For all Lyon’s enthusiasm for Aristotle’s work — she majored in philosophy at the Simon Fraser University in British Columbia — she knew that if her novel was to be a success, she would need to put the man at the centre. “Aristotle’s philosophy pervades the novel, but it’s not obtrusive,” she says. “For example, I wrote it adhering to the principles of his Poetics.” Such as in the battle scene, where the action takes place off stage? “Exactly,” Lyon says drily. “You’re not the first person to notice that.”
So we have Aristotle the human, in all his pissing, shitting, scratching glory, who at one point strangles a chameleon (“I open the top of the cage, reach in with both hands, and grasp the leathery throat”).
“People have been shocked,” Lyon says. “One woman took the book back to the shop when she encountered the word c***. But that was how people were in Ancient Greece. It was a brutal life, a warrior culture. They didn’t say drat or bloody hell. They said things like bineo.”
Bineo?
“Ancient Greek for f***.”
Ah.
There is a lot of sex in the novel. Particularly homosexual sex, about which Lyon — a heterosexual woman — writes with particular élan. “To me love is love, and sex is sex,” she says casually. “The gender doesn’t make much difference. It wasn’t a big deal for me.”
The content is complemented by a prose style that is — as the jacket blurb puts it — “sensual and muscular”. These two epithets may be horribly overused, but are perfectly apposite here. “The rain falls in black cords,” writes Lyon in the voice of Aristotle, “lashing my animals, my men, and my wife, Pythias, who last night lay with her legs spread while I took notes on the mouth of her sex, who weeps silent tears of exhaustion now, on this tenth day of our journey.” This is sinewy stuff, sharpened by a dedication to economy. “My prose was influenced by my father,” Lyon says. “He was a journalist and loves Hemingway. When I was small, he wasn’t teaching me hockey. He was showing me how to write like The Old Man and the Sea.”

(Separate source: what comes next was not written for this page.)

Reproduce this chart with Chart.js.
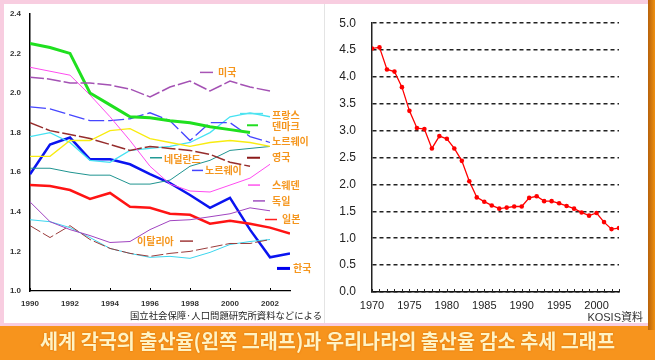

Lyon’s use of modern language enhances our absorption in the period. “I realised that using too much authentic terminology — using chiton instead of dress, for example — would distance the reader,” Lyon says. “Modern language can, paradoxically enough, be more transparent.” It is for this reason that she never mentions Aristotle’s name. “I didn’t want to remind people of his mythological significance,” says Lyon. “I wanted to avoid the barrier of his reputation.”
For the most part, her approach is effective. Occasionally she oversteps the mark — such as when Philippos II of Macedon says “may you f***ing the f*** get on with it” — but on the whole, the evocation is surprisingly successful.
“It was clear to me that Alexander suffered from post-traumatic stress disorder,” Lyon tells me. “His regular headaches, bouts of rage and heavy drinking are well documented. He was essentially a child soldier.” As for Aristotle, well, he was bipolar. “To me, it is obvious,” Lyon says. “His obsession with the golden mean between two extremes sounds like someone who has suffered these extremes and is looking for a way out.”
Although historians may pall at such speculation, it adds depth to Lyon’s characters. Alexander and Aristotle’s neuroses are counterpointed beautifully at the Battle of Chaeronea. Aristotle begins to mutilate a corpse out of a manic thirst for anatomical knowledge. Later, Alexander dismembers the same body in an episode of post-traumatic febrility. (Aristotle never went to Chaeronea, by the way; this is a rare instance of Lyon’s manipulation of the facts.) All this amounts to a cornucopia of vivid impressions of the ancient world. Upon finishing the novel, I was struck by a feeling of emptiness, loathe to close the door on Lyon’s time machine. But luckily, she’s working on a sequel — and this time she will resurrect the voice of Aristotle’s daughter.